Large algae bloom detected along Gallatin River

An algae bloom spreads along a length of the Gallatin River.

A large algae bloom that could harm fish populations is occurring along the Gallatin River and sections of the West and Taylor forks, according to Montana officials.

The bloom is widespread, stretching 22 miles along the Gallatin River and on additional parts of the West Fork and Taylor Fork, according to Kristin Gardner, executive director of the Gallatin River Task.

The task force has been monitoring water quality in and around the river for almost two decades, collecting data to track nutrient levels, streamflow and aquatic insects.

Darrin Kron, a water monitoring specialist with the Montana Department of Environmental Quality, said the DEQ has been coordinating with the task force. He said algae that grows along the Gallatin is a non-toxic, filamentous variety called cladophora.

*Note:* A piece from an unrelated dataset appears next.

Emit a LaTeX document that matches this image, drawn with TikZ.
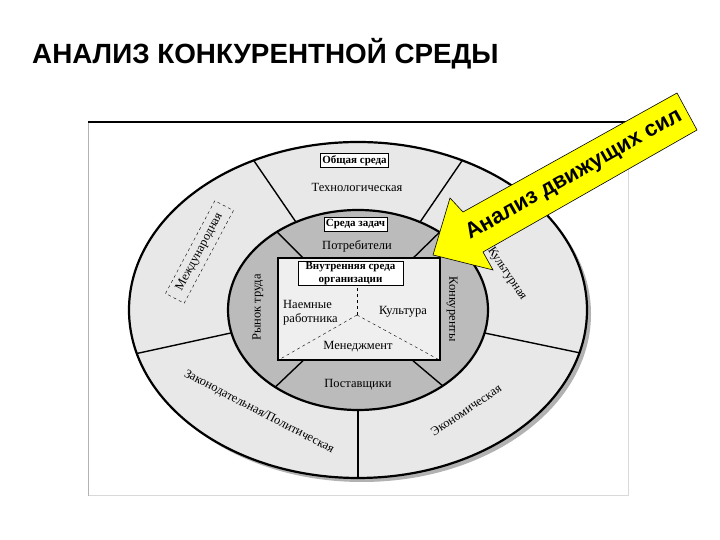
\documentclass[tikz,border=0pt]{standalone}
\usepackage{fontspec}
\setmainfont{Liberation Serif}
\newfontfamily\arialfont{Liberation Sans}
\definecolor{outerband}{HTML}{E8E8E8}
\definecolor{taskband}{HTML}{BBBBBB}
\definecolor{orgfill}{HTML}{EFEFEF}
\definecolor{arrowyellow}{HTML}{FFFF00}
\begin{document}
\begin{tikzpicture}[x=1pt,y=1pt,
  lbl/.style={font=\fontsize{12.5}{14}\selectfont, inner sep=1pt},
  envbox/.style={draw, fill=white, line width=0.6pt, inner sep=2pt,
    font=\bfseries\fontsize{11}{12.5}\selectfont},
  ring/.style={line width=2.2pt},
  spoke/.style={line width=1.4pt}]
\useasboundingbox (0,0) rectangle (720,540);
% title
\node[anchor=west, inner sep=0pt, font=\arialfont\bfseries\fontsize{27.8}{30}\selectfont] (title) at (32,486) {АНАЛИЗ КОНКУРЕНТНОЙ СРЕДЫ};
% frame
\fill[white] (88,44) rectangle (628,418);
\draw[gray!30, line width=1pt] (88,44) -- (628,44) -- (628,418);
\draw[gray!60, line width=1pt] (88,44) -- (88,418);
\draw[black, line width=1.2pt] (88,418) -- (628,418);
% general environment
\fill[gray!60] (362,226) ellipse [x radius=229, y radius=168];
\draw[ring, fill=outerband] (358,230) ellipse [x radius=229, y radius=168];
\begin{scope}
 \clip (358,230) ellipse [x radius=229, y radius=168];
 \draw[spoke] (250,385) -- (300,312);
 \draw[spoke] (466,385) -- (416,312);
 \draw[spoke] (130,185) -- (240,209);
 \draw[spoke] (358,55) -- (358,140);
 \draw[spoke] (475,209) -- (590,185);
\end{scope}
\node[envbox] (general) at (354.5,379.5) {Общая среда};
\node[lbl] (tech) at (357,353) {Технологическая};
\node[lbl, draw, dashed, thin, fill=outerband, rotate=62, minimum width=105, minimum height=21] (intl) at (199.5,288) {Международная};
\node[lbl, rotate=-27.5] (legal) at (259,128) {Законодательная/Политическая};
\node[lbl, rotate=34] (econ) at (466,130) {Экономическая};
\node[lbl, rotate=-56] (cult) at (507,266) {Культурная};
% task environment
\draw[ring, fill=taskband] (358,230) ellipse [x radius=130, y radius=100];
\begin{scope}
 \clip (358,230) ellipse [x radius=130, y radius=100];
 \draw[spoke] (270,315) -- (310,275);
 \draw[spoke] (447,315) -- (405,274);
 \draw[spoke] (268,146) -- (310,186);
 \draw[spoke] (450,148) -- (405,186);
\end{scope}
\node[envbox] (task) at (355.5,315.5) {Среда задач};
\node[lbl] (cust) at (357,294) {Потребители};
\node[lbl, rotate=90] (labour) at (258,232.5) {Рынок труда};
\node[lbl, rotate=-90] (rivals) at (452,231) {Конкуренты};
\node[lbl] (suppl) at (358,155) {Поставщики};
% internal environment
\node[draw, line width=1.4pt, fill=orgfill, minimum width=162, minimum height=102, inner sep=0pt] (org) at (359,231) {};
\node[envbox, align=center, minimum width=105, minimum height=23, inner sep=1pt] (inner) at (350.5,266.5) {Внутренняя среда\\организации};
\coordinate (hub) at (357,225);
\draw[dashed, thin] (hub) -- (hub |- inner.south);
\draw[dashed, thin] (hub) -- (org.south west);
\draw[dashed, thin] (hub) -- (org.south east);
\node[lbl, anchor=west, align=left] (staff) at (282,227.5) {Наемные\\работника};
\node[lbl] (culture) at (403,228) {Культура};
\node[lbl] (mgmt) at (358,193) {Менеджмент};
% arrow
\draw[fill=arrowyellow, line width=0.6pt] (677,447) -- (697,410) -- (483,288) -- (493,270)
  -- (433,285) -- (450,342) -- (463,328) -- cycle;
\node[rotate=29.5, inner sep=0pt, font=\arialfont\bfseries\fontsize{22}{24}\selectfont] (forces) at (574,365) {Анализ движущих сил};
\end{tikzpicture}
\end{document}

The non-toxic blooms have the potential to harm juvenile fish and sculpin populations, and can cause shifts in the kinds and quantity of bugs around the river, said Chace Bell, another DEQ water monitoring specialist.

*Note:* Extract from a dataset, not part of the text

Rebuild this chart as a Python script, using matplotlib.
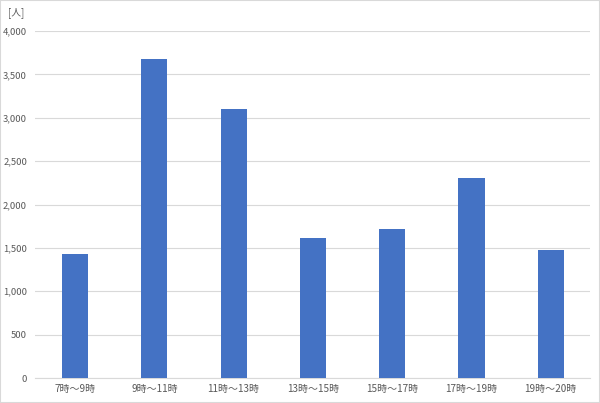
import matplotlib
matplotlib.use("Agg")
import matplotlib.pyplot as plt
from matplotlib.ticker import FuncFormatter, MultipleLocator
from matplotlib.patches import Rectangle

plt.rcParams['font.family'] = ['Noto Sans CJK JP', 'DejaVu Sans']

categories = ["7時～9時", "9時～11時", "11時～13時", "13時～15時", "15時～17時", "17時～19時", "19時～20時"]
values = [1430, 3680, 3100, 1615, 1715, 2300, 1475]

fig = plt.figure(figsize=(6.0, 4.03), dpi=100)
ax = fig.add_axes([0.059, 0.062, 0.925, 0.861])

x = range(len(categories))
ax.bar(x, values, width=0.33, color="#4472C4", zorder=3)
ax.set_xlim(-0.5, len(categories) - 0.5)
ax.set_ylim(0, 4000)
ax.yaxis.set_major_locator(MultipleLocator(500))
ax.yaxis.set_major_formatter(FuncFormatter(lambda v, p: f"{int(v):,}"))
ax.set_xticks(list(x))
ax.set_xticklabels(categories)
ax.grid(axis="y", color="#d9d9d9", linewidth=0.8, zorder=0)
for s in ["top", "right", "left"]:
    ax.spines[s].set_visible(False)
ax.spines["bottom"].set_color("#d9d9d9")
ax.tick_params(axis="both", length=0, labelsize=6.8, colors="#595959")
ax.tick_params(axis="x", pad=4, labelsize=7.2)
ax.tick_params(axis="y", pad=6)

fig.text(0.013, 0.968, "[人]", fontsize=7, color="#595959", ha="left", va="center")
fig.patches.append(Rectangle((0, 0), 1, 1, transform=fig.transFigure, fill=False,
                             edgecolor="#d9d9d9", linewidth=1.5))

fig.savefig("out.png", dpi=100)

If the blooms become regular, mayflies and caddisflies could become less common, and scud species could become more prevalent, he said.

The task force and the DEQ first detected an “algae problem” in the West Fork in 2005, and blooms since then have regularly shown up during summer months. Kron said this year, the DEQ received reports about algae growing heavily in the Gallatin beginning in early August.

The agency, along with the task force, have since collected samples to monitor the bloom. Lab results still haven’t come in, according to Kron.

Hard water, elevated levels of nitrates and phosphorus, higher water temperatures and sunny weather all drive algae growth, Bell said. Long, sunny days allow the algae to photosynthesize and spread quickly. The algae depletes the water’s oxygen, harming other organisms.

While some factors that contribute to the blooms can’t be controlled, Gardner said people can take steps to reduce the amount of nutrients that enter the waterway. Fertilizer used on lawns, older septic systems and phosphorus released during stormwater construction all contribute to nutrient loading.

Guy Alsentzer, executive director of Upper Missouri Waterkeeper, a nonprofit that defends clean water, said it doesn’t take much for nutrient levels to reach a tipping point, and algae blooms are the “canary in the coal mine.”

“Too many nutrients are coming from manmade sources,” he said. “Right now, a lot more work needs to be done to control pollution.”

To limit nutrient loading, “Big Sky needs a centralized wastewater treatment system,” he said.

The town recently approved funding for an upgraded water and sewer district.

Alsentzer said the people of Big Sky and others living along the river should also use smart growth technology, plan development conscientiously and pay attention to what is going into the groundwater.

“It’s time for us to say, ‘Where is this coming from?’” Alsentzer said. “We need to grow responsibly to protect the golden goose.”